It's not as though he and I sit around like Sir Toby Belch and Sir Andrew Aguecheek, strumming our lutes and thinking up pranks to play on the other cast members of Twelfth Night. But we do spend a lot of time together. And last year Bob and I made our mutual regard official when we each founded a prize in the other's name. He funds and chooses the winner of the David Kirby Poetry Dissertation Award for a student who shows promise in poetry, and I do the same with the Robert Olen Butler Fiction Dissertation Award. This confuses the hell out of people since I'm giving the fiction award and he handles the one for poetry, but, hey, if it gets people to talking about writing, I'm all for it.

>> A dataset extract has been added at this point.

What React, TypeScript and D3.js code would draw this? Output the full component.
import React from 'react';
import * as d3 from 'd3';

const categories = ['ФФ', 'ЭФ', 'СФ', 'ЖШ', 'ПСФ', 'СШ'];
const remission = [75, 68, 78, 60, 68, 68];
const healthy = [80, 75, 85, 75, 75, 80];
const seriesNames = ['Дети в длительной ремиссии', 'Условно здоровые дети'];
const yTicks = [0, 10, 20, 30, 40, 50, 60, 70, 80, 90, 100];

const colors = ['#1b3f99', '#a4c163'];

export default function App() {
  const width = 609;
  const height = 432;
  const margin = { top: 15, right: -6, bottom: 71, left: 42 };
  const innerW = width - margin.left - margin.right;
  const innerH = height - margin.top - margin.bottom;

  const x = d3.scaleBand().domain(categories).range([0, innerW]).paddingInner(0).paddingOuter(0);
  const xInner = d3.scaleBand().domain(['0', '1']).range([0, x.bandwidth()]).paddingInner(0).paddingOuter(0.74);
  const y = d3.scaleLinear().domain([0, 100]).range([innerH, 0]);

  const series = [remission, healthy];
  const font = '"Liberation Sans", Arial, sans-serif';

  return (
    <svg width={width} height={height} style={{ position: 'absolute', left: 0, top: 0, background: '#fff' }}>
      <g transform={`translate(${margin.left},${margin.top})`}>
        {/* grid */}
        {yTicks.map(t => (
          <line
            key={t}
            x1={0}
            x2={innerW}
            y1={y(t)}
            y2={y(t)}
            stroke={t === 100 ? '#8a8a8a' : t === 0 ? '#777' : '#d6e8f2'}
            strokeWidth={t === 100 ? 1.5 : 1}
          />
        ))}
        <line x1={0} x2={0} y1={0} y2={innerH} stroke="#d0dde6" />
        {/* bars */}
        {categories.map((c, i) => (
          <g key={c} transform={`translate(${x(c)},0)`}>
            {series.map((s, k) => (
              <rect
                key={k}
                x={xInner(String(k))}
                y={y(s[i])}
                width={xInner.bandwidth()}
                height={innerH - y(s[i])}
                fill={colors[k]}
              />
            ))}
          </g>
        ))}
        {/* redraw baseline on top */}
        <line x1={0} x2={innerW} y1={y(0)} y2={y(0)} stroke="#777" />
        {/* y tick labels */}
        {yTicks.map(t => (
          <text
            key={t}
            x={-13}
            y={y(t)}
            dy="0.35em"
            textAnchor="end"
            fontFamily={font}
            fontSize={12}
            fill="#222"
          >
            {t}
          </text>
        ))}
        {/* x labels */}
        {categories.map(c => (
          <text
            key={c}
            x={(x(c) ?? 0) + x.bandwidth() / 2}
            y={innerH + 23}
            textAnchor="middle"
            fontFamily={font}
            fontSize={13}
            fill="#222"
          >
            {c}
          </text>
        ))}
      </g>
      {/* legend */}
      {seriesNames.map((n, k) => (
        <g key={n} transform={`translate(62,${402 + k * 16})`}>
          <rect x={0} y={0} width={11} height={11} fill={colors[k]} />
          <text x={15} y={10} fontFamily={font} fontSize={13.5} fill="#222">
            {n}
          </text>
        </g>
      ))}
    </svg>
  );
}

Hunley: You earned your Ph.D. at John Hopkins in 19th Century American Lit, and if I'm not mistaken, your first book was the one on Melville. How did you make the transition, personally and professionally, from literary scholar to poet?
Kirby: Oh, heck, no—there were a dozen books before that Melville one, most of them bibliographies. I've always loved reference books, so I wrote a bunch of them while I was working on getting the poems right. And most of them were well-reviewed, mainly in Scottish library periodicals. So I've always had the image in mind of a bunch of kilt-wearing Scottish librarians shaking their heads and saying, "Ay, that Kirby—now what made the lad turn to poetry, d'ye suppose?"
There was no transition. I grew up in a relatively uncluttered world; my parents were relatively far along when they had me, and there was just the one older brother, so I was left to myself most of the time. And of course there was none of this electronic blizzard that we live in these days; we didn't even get a television till I was twelve, and back then the networks only broadcast during the waking hours. So I'd build a fort in the woods with my friends, read, make myself some lunch, wheel my bike around the countryside, read some more, do bodybuilding poses in the mirror, get a snack, look through my parents' stuff while they were out, and so on. In other words, I grew up leading a fairly seamless life, and I've tried to keep it that way. I'm the opposite of Batman, in other words. Or Dr. Jekyll.
Let me tell you a story. A few years ago, Barbara and I were driving around in Alabama looking at art installations by wonderful outsider artists like W. C. Rice, who put up a "cross garden" on his property, annoying his neighbors and delighting people like us. Somebody told us to go see Charlie "Tin Man" Lucas over in Autauga County, so we went to his place, and the first thing we see is a pterodactyl in an oak tree. But the wings of the pterodactyl are the hoods of a couple Dodges that have been welded together, because Charlie Lucas makes his sculptures out of car parts and other outsized castoffs; for example, there was a herd of deer whose legs were made of those giant springs that are supposed to cushion the fall when the cable of your elevator breaks and it drops twenty stories while you scream.
Anyway, we're walking through this marvelous fairy-tale landscape populated by one smile-making critter after another when we notice a guy poking around under a tree. He comes over, and we begin to chat about this and that, and about the time I'm beginning to get the idea that I am in the presence of Charlie "Tin Man" Lucas himself, he says, "You want to see the workshop?" We were there a couple of hours, and he was happy to walk and talk with us. We didn't buy anything—how are you going to tie a pterodactyl made of a couple of Dodges to the top of an '85 Toyota Corolla?—but it didn't matter.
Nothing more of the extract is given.